**EXERCISE AIM**
Up to and including the line with "import * as d3 from 'd3';", write out the listing from its first line, minus the pictures.

** Start of RECORDED DATA **

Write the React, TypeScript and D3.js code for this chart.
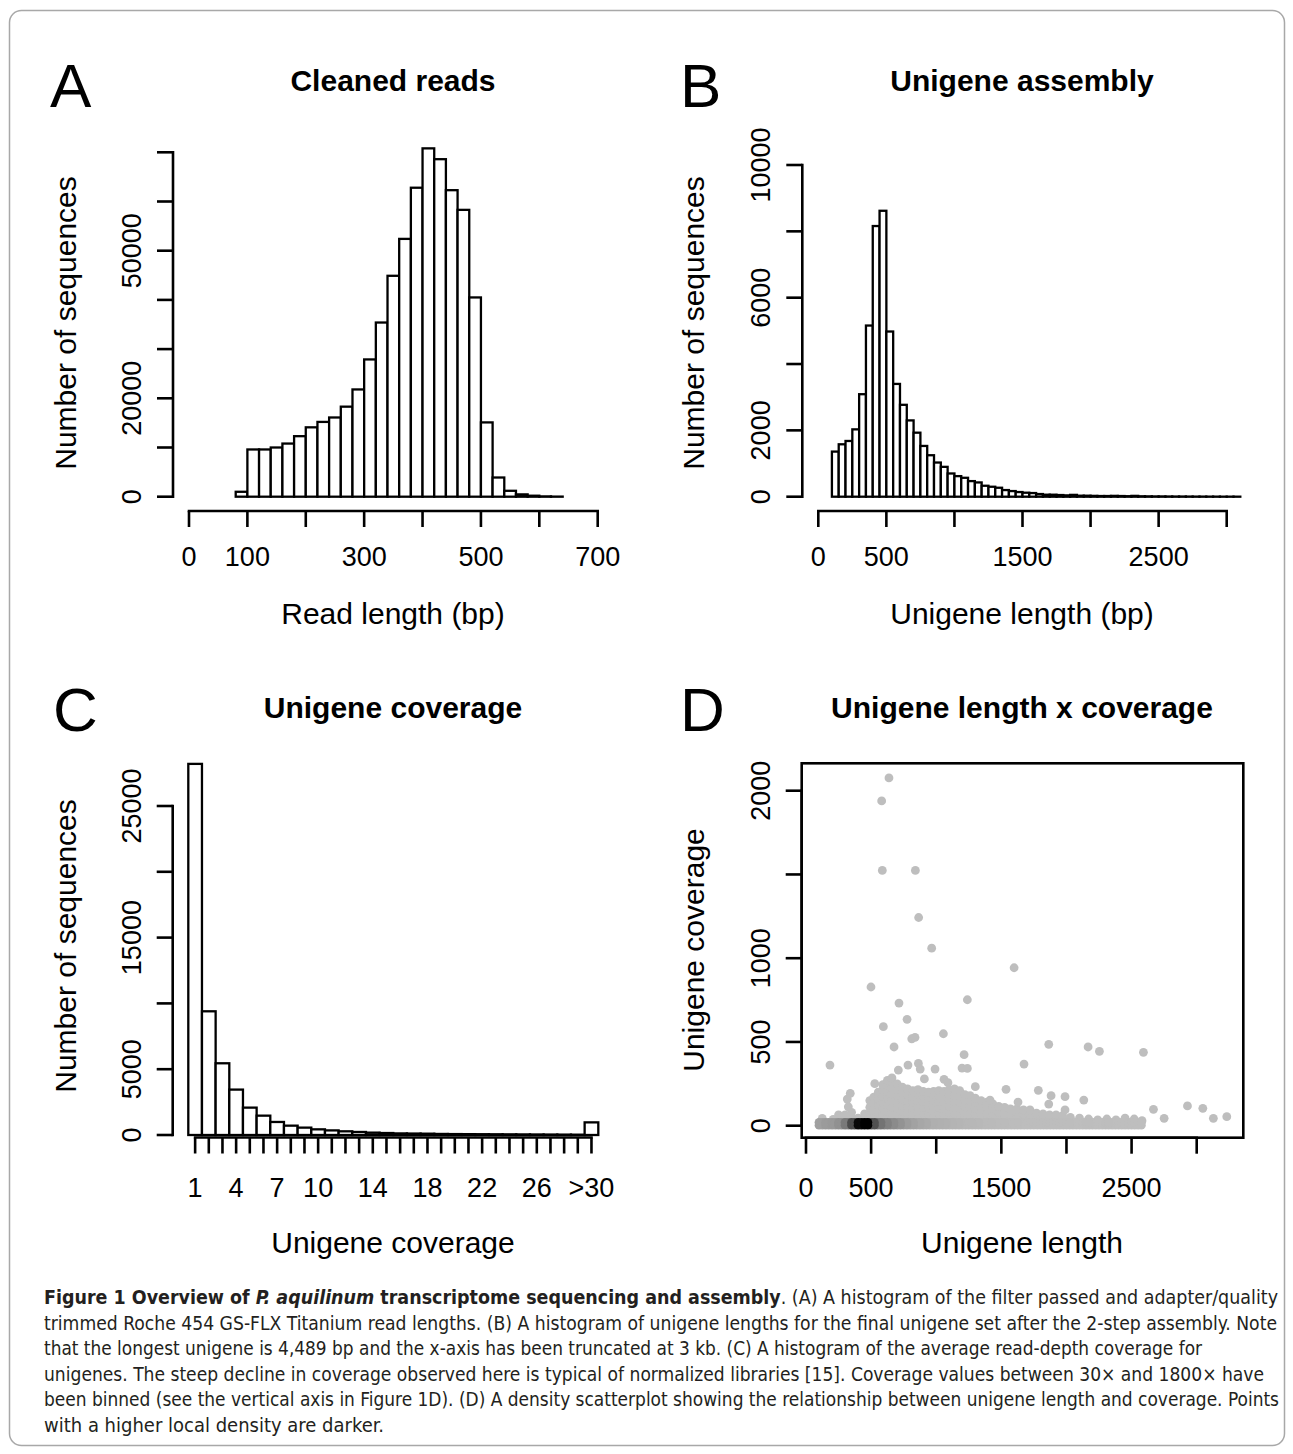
import React from 'react';
import * as d3 from 'd3';

// ---------------- Panel A: cleaned read lengths (bins of 20 bp) ----------------
const readBinStarts = [60, 80, 100, 120, 140, 160, 180, 200, 220, 240, 260, 280, 300, 320, 340, 360, 380, 400, 420, 440, 460, 480, 500, 520, 540, 560, 580, 600, 620];
const readCounts = [0, 1000, 9600, 9600, 10000, 10800, 12300, 14100, 15200, 16100, 18300, 21800, 27900, 35400, 44900, 52400, 62800, 70800, 68600, 62300, 58300, 40500, 15100, 3900, 1200, 470, 200, 60, 20];
const readBinWidth = 20;
const readTicksX = [0, 100, 200, 300, 400, 500, 600, 700];
const readLabelsX = ['0', '100', '', '300', '', '500', '', '700'];
const readTicksY = [0, 10000, 20000, 30000, 40000, 50000, 60000, 70000];
const readLabelsY = ['0', '', '20000', '', '', '50000', '', ''];

// ---------------- Panel B: unigene lengths (bins of 50 bp) ----------------
const uniBinStarts = [50, 100, 150, 200, 250, 300, 350, 400, 450, 500, 550, 600, 650, 700, 750, 800, 850, 900, 950, 1000, 1050, 1100, 1150, 1200, 1250, 1300, 1350, 1400, 1450, 1500, 1550, 1600, 1650, 1700, 1750, 1800, 1850, 1900, 1950, 2000, 2050, 2100, 2150, 2200, 2250, 2300, 2350, 2400, 2450, 2500, 2550, 2600, 2650, 2700, 2750, 2800, 2850, 2900, 2950, 3000, 3050];
const uniCounts = [0, 1360, 1580, 1680, 2030, 3090, 5160, 8160, 8620, 4980, 3400, 2770, 2300, 1930, 1530, 1250, 1030, 900, 700, 620, 570, 470, 430, 330, 300, 270, 200, 170, 140, 120, 110, 80, 60, 60, 50, 40, 55, 30, 30, 25, 20, 20, 25, 20, 15, 25, 12, 10, 8, 8, 6, 5, 5, 4, 3, 3, 2, 2, 1, 1, 1];
const uniBinWidth = 50;
const uniTicksX = [0, 500, 1000, 1500, 2000, 2500, 3000];
const uniLabelsX = ['0', '500', '', '1500', '', '2500', ''];
const uniTicksY = [0, 2000, 4000, 6000, 8000, 10000];
const uniLabelsY = ['0', '2000', '', '6000', '', '10000'];

// ---------------- Panel C: unigene coverage ----------------
const covCategories = ['1', '2', '3', '4', '5', '6', '7', '8', '9', '10', '11', '12', '13', '14', '15', '16', '17', '18', '19', '20', '21', '22', '23', '24', '25', '26', '27', '28', '29', '>30'];
const covCounts = [28200, 9400, 5450, 3450, 2080, 1470, 990, 710, 560, 430, 350, 280, 230, 180, 150, 120, 110, 100, 80, 70, 65, 60, 55, 50, 45, 40, 35, 30, 25, 960];
const covLabelled = ['1', '4', '7', '10', '14', '18', '22', '26', '>30'];
const covTicksY = [0, 5000, 10000, 15000, 20000, 25000];
const covLabelsY = ['0', '5000', '', '15000', '', '25000'];

// ---------------- Panel D: length x coverage scatter ----------------
const scatterOutliers: [number, number][] = [
  [637, 2076], [581, 1939], [586, 1524], [840, 1524], [865, 1243], [965, 1060], [1598, 943],
  [499, 828], [714, 732], [1239, 752], [776, 635], [594, 591], [812, 519], [837, 527], [1055, 549],
  [676, 470], [1864, 486], [2166, 470], [2253, 444], [2591, 438], [1214, 424], [184, 362],
  [1674, 368], [783, 362], [863, 372], [1198, 344], [1239, 342], [709, 332], [991, 338], [877, 338],
  [909, 279], [1060, 277], [1090, 257], [528, 251], [1300, 233], [1536, 217], [1784, 211],
  [340, 193], [317, 159], [1989, 173], [1882, 179], [2133, 153], [1628, 141], [1413, 153],
  [2668, 98], [2929, 118], [3047, 104], [2750, 44], [3128, 44], [3231, 54], [1989, 94], [1864, 129],
  [325, 113], [300, 64], [125, 44], [209, 38],
];
// dense cloud: for each length, the coverages of the points
const cloudColumns: [number, number[]][] = [
  [250, [40, 65]], [300, [35]], [350, [50, 80]], [400, [45]], [450, [40, 70]],
  [490, [40, 75, 110, 150]], [520, [50, 90, 130, 170]], [555, [40, 80, 120, 160, 200]],
  [590, [35, 70, 105, 140, 175, 215, 245]], [625, [45, 85, 125, 165, 205, 240, 270]],
  [660, [40, 75, 110, 150, 190, 225, 260, 285]], [700, [35, 70, 105, 145, 180, 215, 250]],
  [740, [45, 85, 120, 160, 195, 230]], [780, [40, 75, 110, 150, 185, 220]],
  [820, [35, 70, 105, 140, 175, 210]], [860, [45, 80, 115, 150, 185, 215]],
  [900, [40, 75, 110, 145, 180, 205]], [940, [35, 70, 105, 140, 170, 200]],
  [980, [45, 80, 115, 150, 185, 205]], [1020, [40, 75, 110, 145, 180, 210]],
  [1060, [35, 70, 105, 140, 175, 205]], [1100, [45, 80, 115, 150, 185, 215]],
  [1140, [40, 75, 110, 145, 180, 220]], [1180, [35, 70, 105, 140, 175, 210]],
  [1220, [45, 80, 115, 150, 185]], [1260, [40, 75, 110, 145, 180]],
  [1300, [35, 70, 105, 140, 165]], [1345, [45, 80, 115, 150]], [1390, [40, 75, 110, 140]],
  [1435, [35, 70, 105, 130]], [1480, [45, 80, 115]], [1525, [40, 75, 110]],
  [1570, [35, 70, 100]], [1620, [45, 80, 100]], [1670, [40, 70, 95]], [1720, [35, 65, 95]],
  [1770, [45, 75]], [1820, [40, 70]], [1870, [35, 65]], [1920, [45, 65]], [1970, [40, 60]],
  [2030, [35, 50]], [2100, [45]], [2170, [40]], [2240, [35]], [2310, [40]], [2380, [35]],
  [2450, [45]], [2520, [40]], [2580, [30]],
];
const bandCoverages = [3, 20];
const bandMaxLength = 2600;
const scatTicksX = [0, 500, 1000, 1500, 2000, 2500, 3000];
const scatLabelsX = ['0', '500', '', '1500', '', '2500', ''];
const scatTicksY = [0, 500, 1000, 1500, 2000];
const scatLabelsY = ['0', '500', '1000', '', '2000'];

// ---------------- Texts ----------------
const titles = ['Cleaned reads', 'Unigene assembly', 'Unigene coverage', 'Unigene length x coverage'];
const xTitles = ['Read length (bp)', 'Unigene length (bp)', 'Unigene coverage', 'Unigene length'];
const yTitles = ['Number of sequences', 'Number of sequences', 'Number of sequences', 'Unigene coverage'];
const letters = ['A', 'B', 'C', 'D'];
const captionLines = [
  'trimmed Roche 454 GS-FLX Titanium read lengths. (B) A histogram of unigene lengths for the final unigene set after the 2-step assembly. Note',
  'that the longest unigene is 4,489 bp and the x-axis has been truncated at 3 kb. (C) A histogram of the average read-depth coverage for',
  'unigenes. The steep decline in coverage observed here is typical of normalized libraries [15]. Coverage values between 30× and 1800× have',
  'been binned (see the vertical axis in Figure 1D). (D) A density scatterplot showing the relationship between unigene length and coverage. Points',
  'with a higher local density are darker.',
];
const captionWidths = [1233, 1158, 1220, 1235, 340];

const FONT = "'Liberation Sans', Arial, Helvetica, sans-serif";
const CAPFONT = "'Liberation Sans Narrow', 'DejaVu Sans Condensed', 'Liberation Sans', sans-serif";
const AX = 2.6;
const TICK = 16;
const TICKFS = 27;
const LABFS = 30;

type Lin = d3.ScaleLinear<number, number>;

function LeftAxis({ scale, ticks, labels, x }: { scale: Lin; ticks: number[]; labels: string[]; x: number }) {
  const ys = ticks.map((t) => scale(t));
  return (
    <g>
      <line x1={x} x2={x} y1={d3.min(ys)} y2={d3.max(ys)} stroke="#000" strokeWidth={AX} strokeLinecap="square" />
      {ticks.map((t, i) => (
        <g key={i}>
          <line x1={x - TICK} x2={x} y1={scale(t)} y2={scale(t)} stroke="#000" strokeWidth={AX} />
          {labels[i] ? (
            <text transform={`translate(${x - 32},${scale(t)}) rotate(-90)`} textAnchor="middle" fontSize={TICKFS} fontFamily={FONT}>
              {labels[i]}
            </text>
          ) : null}
        </g>
      ))}
    </g>
  );
}

function BottomAxis({ positions, labels, y, labelY }: { positions: number[]; labels: string[]; y: number; labelY: number }) {
  return (
    <g>
      <line x1={d3.min(positions)} x2={d3.max(positions)} y1={y} y2={y} stroke="#000" strokeWidth={AX} strokeLinecap="square" />
      {positions.map((p, i) => (
        <g key={i}>
          <line x1={p} x2={p} y1={y} y2={y + TICK} stroke="#000" strokeWidth={AX} />
          {labels[i] ? (
            <text x={p} y={labelY} textAnchor="middle" fontSize={TICKFS} fontFamily={FONT}>
              {labels[i]}
            </text>
          ) : null}
        </g>
      ))}
    </g>
  );
}

function Hist({ starts, counts, width, x, y }: { starts: number[]; counts: number[]; width: number; x: Lin; y: Lin }) {
  return (
    <g>
      {starts.map((s, i) => (
        <rect
          key={i}
          x={x(s)}
          y={y(counts[i])}
          width={x(s + width) - x(s)}
          height={y(0) - y(counts[i])}
          fill="#fff"
          stroke="#000"
          strokeWidth={2.3}
        />
      ))}
    </g>
  );
}

function Labels({ i, cx, titleY, xTitleY, yTitleX, yTitleY, letterX, letterY }: any) {
  return (
    <g fontFamily={FONT}>
      <text x={letterX} y={letterY} fontSize={62}>{letters[i]}</text>
      <text x={cx} y={titleY} textAnchor="middle" fontSize={LABFS} fontWeight="bold">{titles[i]}</text>
      <text x={cx} y={xTitleY} textAnchor="middle" fontSize={LABFS}>{xTitles[i]}</text>
      <text transform={`translate(${yTitleX},${yTitleY}) rotate(-90)`} textAnchor="middle" fontSize={LABFS}>{yTitles[i]}</text>
    </g>
  );
}

export default function App() {
  // Panel A
  const ax = d3.scaleLinear().domain([0, 700]).range([189, 597.7]);
  const ay = d3.scaleLinear().domain([0, 70000]).range([496.7, 152.3]);
  // Panel B
  const bx = d3.scaleLinear().domain([0, 3000]).range([818.3, 1226.7]);
  const by = d3.scaleLinear().domain([0, 10000]).range([496.7, 165]);
  // Panel C
  const cx = d3.scaleBand<string>().domain(covCategories).range([188.3, 598.3]).padding(0);
  const cy = d3.scaleLinear().domain([0, 25000]).range([1135, 806]);
  // Panel D
  const dx = d3.scaleLinear().domain([0, 3000]).range([806, 1196.7]);
  const dy = d3.scaleLinear().domain([0, 2000]).range([1125.7, 790.7]);
  const box = { x0: 801.7, x1: 1243.3, y0: 763.3, y1: 1137.7 };

  const maxUni = d3.max(uniCounts) as number;
  const ramp = d3.interpolateRgb('#BEBEBE', '#000000');
  const bandPts: { l: number; c: number; col: string }[] = [];
  uniBinStarts.forEach((s, i) => {
    if (uniCounts[i] <= 0 || s >= bandMaxLength) return;
    [s, s + uniBinWidth / 2].forEach((l) => {
      bandCoverages.forEach((c) => bandPts.push({ l, c, col: ramp(uniCounts[i] / maxUni) }));
    });
  });
  // draw lightest first, darkest on top
  bandPts.sort((a, b) => d3.ascending(d3.color(b.col)!.rgb().r, d3.color(a.col)!.rgb().r));
  const cloudPts: [number, number][] = [];
  cloudColumns.forEach(([l, cs]) => cs.forEach((c) => cloudPts.push([l, c])));
  const GRAY = '#BEBEBE';
  const R = 4.4;

  return (
    <svg width={1293} height={1454} style={{ position: 'absolute', left: 0, top: 0, background: '#fff' }}>
      <rect x={0} y={0} width={1293} height={1454} fill="#fff" />
      <rect x={9.5} y={10.5} width={1275} height={1435} rx={12} fill="none" stroke="#a8a8a8" strokeWidth={1.5} />

      {/* Panel A */}
      <Hist starts={readBinStarts} counts={readCounts} width={readBinWidth} x={ax} y={ay} />
      <LeftAxis scale={ay} ticks={readTicksY} labels={readLabelsY} x={173} />
      <BottomAxis positions={readTicksX.map((t) => ax(t))} labels={readLabelsX} y={511} labelY={566} />
      <Labels i={0} cx={393} titleY={91} xTitleY={624} yTitleX={76} yTitleY={323} letterX={50} letterY={107} />

      {/* Panel B */}
      <Hist starts={uniBinStarts} counts={uniCounts} width={uniBinWidth} x={bx} y={by} />
      <LeftAxis scale={by} ticks={uniTicksY} labels={uniLabelsY} x={802.3} />
      <BottomAxis positions={uniTicksX.map((t) => bx(t))} labels={uniLabelsX} y={511} labelY={566} />
      <Labels i={1} cx={1022} titleY={91} xTitleY={624} yTitleX={704} yTitleY={323} letterX={680} letterY={107} />

      {/* Panel C */}
      <g>
        {covCategories.map((c, i) => (
          <rect key={c} x={cx(c)} y={cy(covCounts[i])} width={cx.bandwidth()} height={cy(0) - cy(covCounts[i])} fill="#fff" stroke="#000" strokeWidth={2.3} />
        ))}
      </g>
      <LeftAxis scale={cy} ticks={covTicksY} labels={covLabelsY} x={172.7} />
      <BottomAxis
        positions={covCategories.map((c) => (cx(c) as number) + cx.bandwidth() / 2)}
        labels={covCategories.map((c) => (covLabelled.includes(c) ? c : ''))}
        y={1137.5}
        labelY={1197}
      />
      <Labels i={2} cx={393} titleY={718} xTitleY={1253} yTitleX={76} yTitleY={946} letterX={53} letterY={731} />

      {/* Panel D */}
      <g>
        {cloudPts.map(([l, c], i) => (
          <circle key={'c' + i} cx={dx(l)} cy={dy(c)} r={R} fill={GRAY} />
        ))}
        {scatterOutliers.map(([l, c], i) => (
          <circle key={'o' + i} cx={dx(l)} cy={dy(c)} r={R} fill={GRAY} />
        ))}
        {bandPts.map((p, i) => (
          <circle key={'b' + i} cx={dx(p.l)} cy={dy(p.c)} r={R} fill={p.col} />
        ))}
      </g>
      <rect x={box.x0} y={box.y0} width={box.x1 - box.x0} height={box.y1 - box.y0} fill="none" stroke="#000" strokeWidth={AX} />
      <LeftAxis scale={dy} ticks={scatTicksY} labels={scatLabelsY} x={box.x0} />
      <BottomAxis positions={scatTicksX.map((t) => dx(t))} labels={scatLabelsX} y={box.y1} labelY={1197} />
      <Labels i={3} cx={1022} titleY={718} xTitleY={1253} yTitleX={704} yTitleY={950} letterX={680} letterY={731} />

      {/* Caption */}
      <g fontFamily={CAPFONT} fontSize={19} fill="#231f20">
        <text x={44} y={1304} textLength={1234} lengthAdjust="spacingAndGlyphs">
          <tspan fontWeight="bold">Figure 1 Overview of </tspan>
          <tspan fontWeight="bold" fontStyle="italic">P. aquilinum</tspan>
          <tspan fontWeight="bold"> transcriptome sequencing and assembly</tspan>
          <tspan>. (A) A histogram of the filter passed and adapter/quality</tspan>
        </text>
        {captionLines.map((t, i) => (
          <text key={i} x={44} y={1329.5 + i * 25.5} textLength={captionWidths[i]} lengthAdjust="spacingAndGlyphs">
            {t}
          </text>
        ))}
      </g>
    </svg>
  );
}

** End of RECORDED DATA **

**FINISHED ANSWER**
Write the React, TypeScript and D3.js code for this chart.
import React from 'react';
import * as d3 from 'd3';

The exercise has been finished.